* **INPUT DATA**
━━━━━━━━━━━━━━━━━━━━━━━━━━━━━━

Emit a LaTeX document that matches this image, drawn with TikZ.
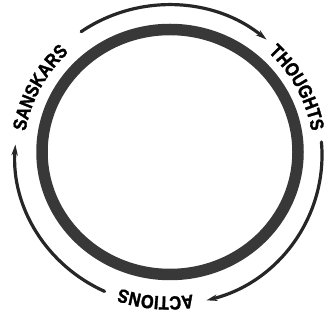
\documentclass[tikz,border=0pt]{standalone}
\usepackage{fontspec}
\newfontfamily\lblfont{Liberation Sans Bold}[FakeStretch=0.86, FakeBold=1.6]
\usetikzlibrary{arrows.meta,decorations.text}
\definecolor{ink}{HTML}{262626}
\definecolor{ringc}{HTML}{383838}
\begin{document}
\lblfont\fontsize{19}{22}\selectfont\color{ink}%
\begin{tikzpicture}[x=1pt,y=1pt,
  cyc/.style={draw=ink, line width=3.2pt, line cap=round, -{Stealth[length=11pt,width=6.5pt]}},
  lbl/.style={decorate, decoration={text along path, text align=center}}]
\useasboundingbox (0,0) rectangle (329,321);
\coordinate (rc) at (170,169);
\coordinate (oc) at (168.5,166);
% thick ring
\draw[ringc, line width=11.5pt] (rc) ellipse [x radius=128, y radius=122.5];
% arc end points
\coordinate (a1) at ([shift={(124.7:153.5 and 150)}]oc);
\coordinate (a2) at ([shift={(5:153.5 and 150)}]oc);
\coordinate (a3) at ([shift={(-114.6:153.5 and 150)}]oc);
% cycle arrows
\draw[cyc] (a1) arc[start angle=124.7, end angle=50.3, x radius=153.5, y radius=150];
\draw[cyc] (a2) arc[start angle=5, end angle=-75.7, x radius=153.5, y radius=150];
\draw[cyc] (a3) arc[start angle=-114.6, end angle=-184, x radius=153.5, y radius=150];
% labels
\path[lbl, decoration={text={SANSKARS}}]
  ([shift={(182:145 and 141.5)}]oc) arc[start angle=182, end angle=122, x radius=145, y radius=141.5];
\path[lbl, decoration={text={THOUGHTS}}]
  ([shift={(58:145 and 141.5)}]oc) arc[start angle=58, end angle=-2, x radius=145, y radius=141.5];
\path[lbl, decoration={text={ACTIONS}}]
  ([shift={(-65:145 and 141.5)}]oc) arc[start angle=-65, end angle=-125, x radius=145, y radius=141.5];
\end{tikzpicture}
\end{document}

━━━━━━━━━━━━━━━━━━━━━━━━━━━━━━

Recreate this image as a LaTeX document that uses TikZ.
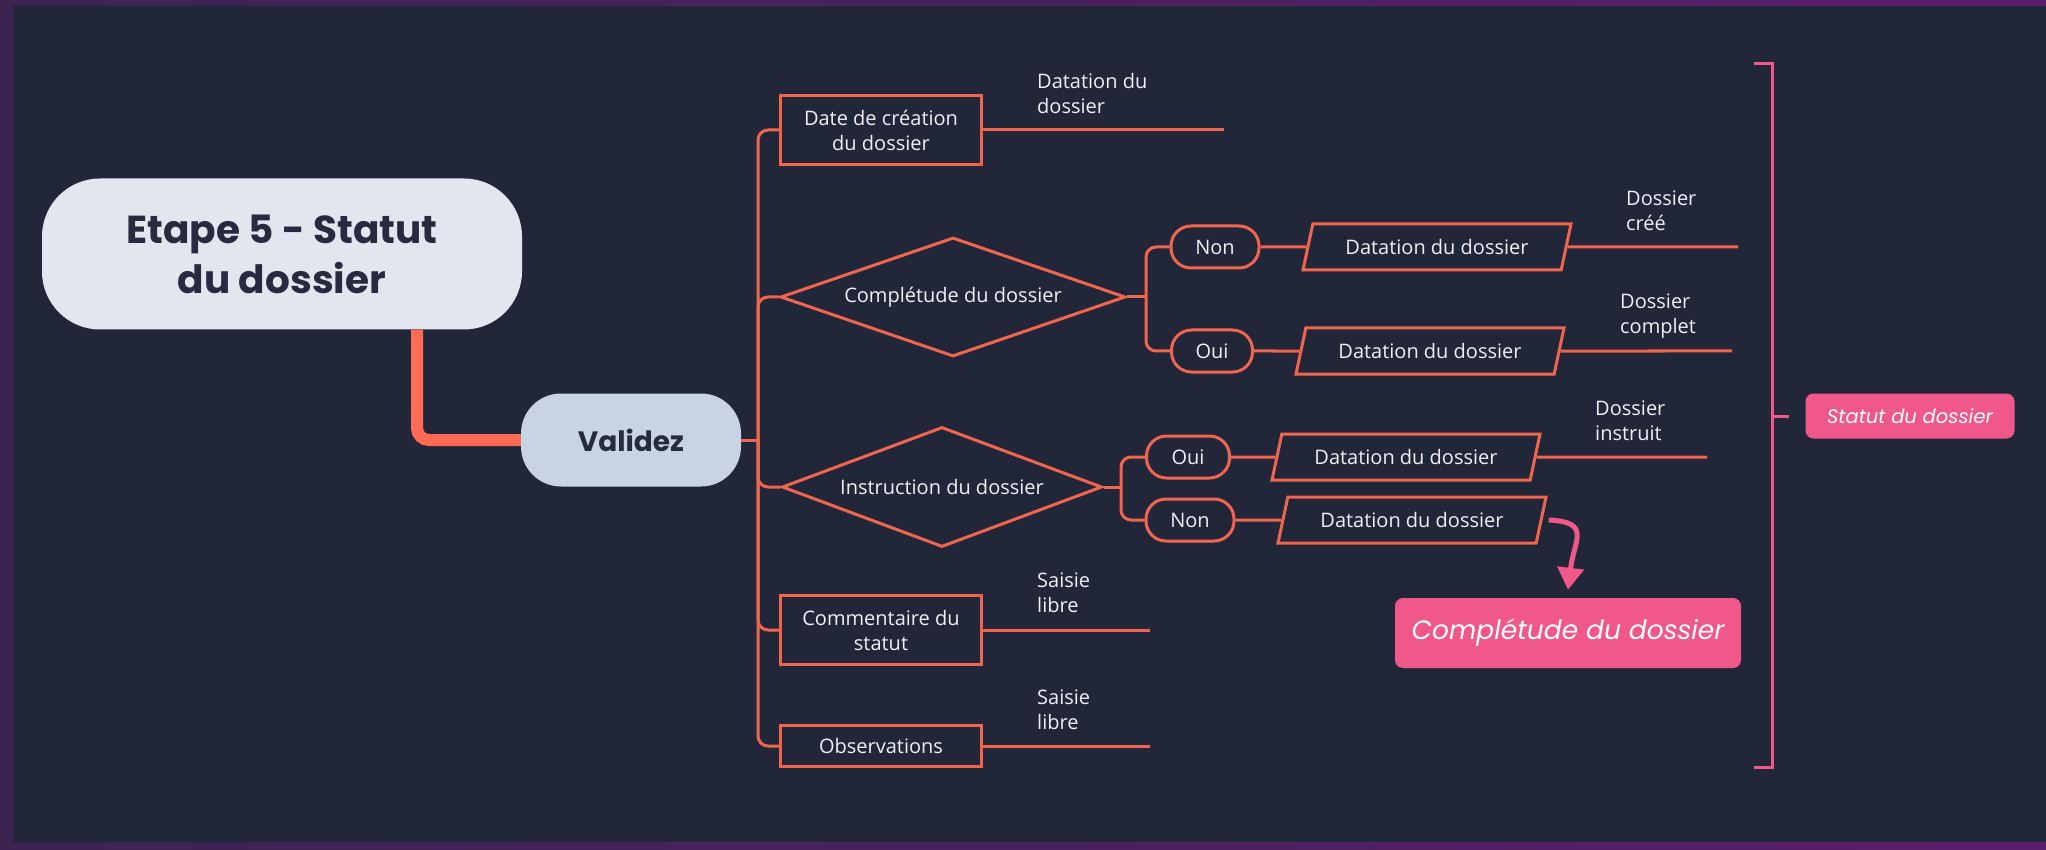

━━━━━━━━━━━━━━━━━━━━━━━━━━━━━━

Find the string "this" in the entries above and return each line that holds it.

Emit a LaTeX document that matches this image, drawn with TikZ.
Recreate this image as a LaTeX document that uses TikZ.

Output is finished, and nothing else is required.